» Direction: Below are some records: retype them all exactly, but not the pictures.

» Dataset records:
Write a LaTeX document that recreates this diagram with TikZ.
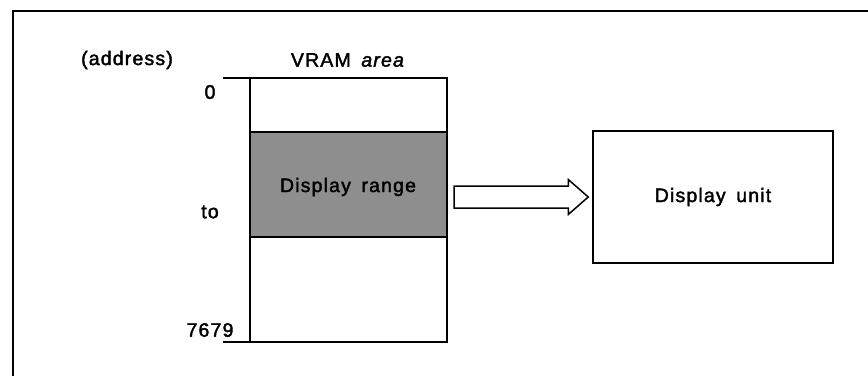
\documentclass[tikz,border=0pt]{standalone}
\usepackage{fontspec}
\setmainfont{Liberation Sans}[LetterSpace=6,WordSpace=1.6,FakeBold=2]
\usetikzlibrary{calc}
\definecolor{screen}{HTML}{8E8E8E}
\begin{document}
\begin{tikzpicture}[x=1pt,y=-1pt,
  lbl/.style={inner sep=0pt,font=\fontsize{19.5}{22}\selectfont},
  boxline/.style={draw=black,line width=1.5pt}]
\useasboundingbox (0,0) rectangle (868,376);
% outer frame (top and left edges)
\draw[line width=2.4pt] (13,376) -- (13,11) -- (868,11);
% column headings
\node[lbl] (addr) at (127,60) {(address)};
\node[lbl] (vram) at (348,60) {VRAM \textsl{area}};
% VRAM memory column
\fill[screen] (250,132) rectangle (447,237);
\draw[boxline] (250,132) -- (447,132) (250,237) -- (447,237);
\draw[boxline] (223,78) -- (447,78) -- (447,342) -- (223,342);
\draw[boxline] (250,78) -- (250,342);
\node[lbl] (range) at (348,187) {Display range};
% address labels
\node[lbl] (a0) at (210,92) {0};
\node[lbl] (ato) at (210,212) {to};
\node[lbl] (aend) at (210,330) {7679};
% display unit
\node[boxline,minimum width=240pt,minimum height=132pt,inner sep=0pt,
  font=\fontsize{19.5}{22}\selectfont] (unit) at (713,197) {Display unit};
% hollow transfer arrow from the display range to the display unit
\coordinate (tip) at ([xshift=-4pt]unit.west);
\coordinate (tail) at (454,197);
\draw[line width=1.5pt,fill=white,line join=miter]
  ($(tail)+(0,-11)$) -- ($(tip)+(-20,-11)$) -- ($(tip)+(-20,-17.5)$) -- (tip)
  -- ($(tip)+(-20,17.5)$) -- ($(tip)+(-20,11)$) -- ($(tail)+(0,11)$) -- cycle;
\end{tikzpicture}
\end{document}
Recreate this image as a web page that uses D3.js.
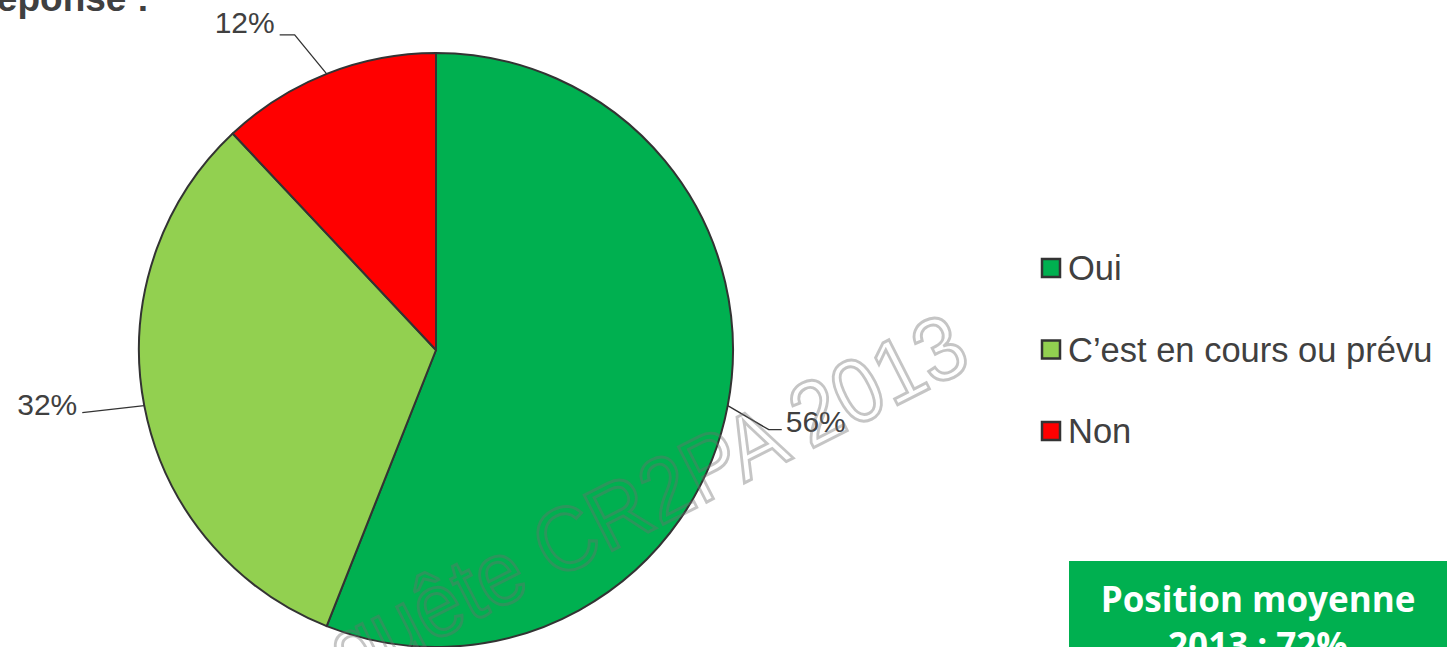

» Written reply:
Write a LaTeX document that recreates this diagram with TikZ.
\documentclass[tikz,border=0pt]{standalone}
\usepackage{fontspec}
\setmainfont{Liberation Sans}[LetterSpace=6,WordSpace=1.6,FakeBold=2]
\usetikzlibrary{calc}
\definecolor{screen}{HTML}{8E8E8E}
\begin{document}
\begin{tikzpicture}[x=1pt,y=-1pt,
  lbl/.style={inner sep=0pt,font=\fontsize{19.5}{22}\selectfont},
  boxline/.style={draw=black,line width=1.5pt}]
\useasboundingbox (0,0) rectangle (868,376);
% outer frame (top and left edges)
\draw[line width=2.4pt] (13,376) -- (13,11) -- (868,11);
% column headings
\node[lbl] (addr) at (127,60) {(address)};
\node[lbl] (vram) at (348,60) {VRAM \textsl{area}};
% VRAM memory column
\fill[screen] (250,132) rectangle (447,237);
\draw[boxline] (250,132) -- (447,132) (250,237) -- (447,237);
\draw[boxline] (223,78) -- (447,78) -- (447,342) -- (223,342);
\draw[boxline] (250,78) -- (250,342);
\node[lbl] (range) at (348,187) {Display range};
% address labels
\node[lbl] (a0) at (210,92) {0};
\node[lbl] (ato) at (210,212) {to};
\node[lbl] (aend) at (210,330) {7679};
% display unit
\node[boxline,minimum width=240pt,minimum height=132pt,inner sep=0pt,
  font=\fontsize{19.5}{22}\selectfont] (unit) at (713,197) {Display unit};
% hollow transfer arrow from the display range to the display unit
\coordinate (tip) at ([xshift=-4pt]unit.west);
\coordinate (tail) at (454,197);
\draw[line width=1.5pt,fill=white,line join=miter]
  ($(tail)+(0,-11)$) -- ($(tip)+(-20,-11)$) -- ($(tip)+(-20,-17.5)$) -- (tip)
  -- ($(tip)+(-20,17.5)$) -- ($(tip)+(-20,11)$) -- ($(tail)+(0,11)$) -- cycle;
\end{tikzpicture}
\end{document}
Recreate this image as a web page that uses D3.js.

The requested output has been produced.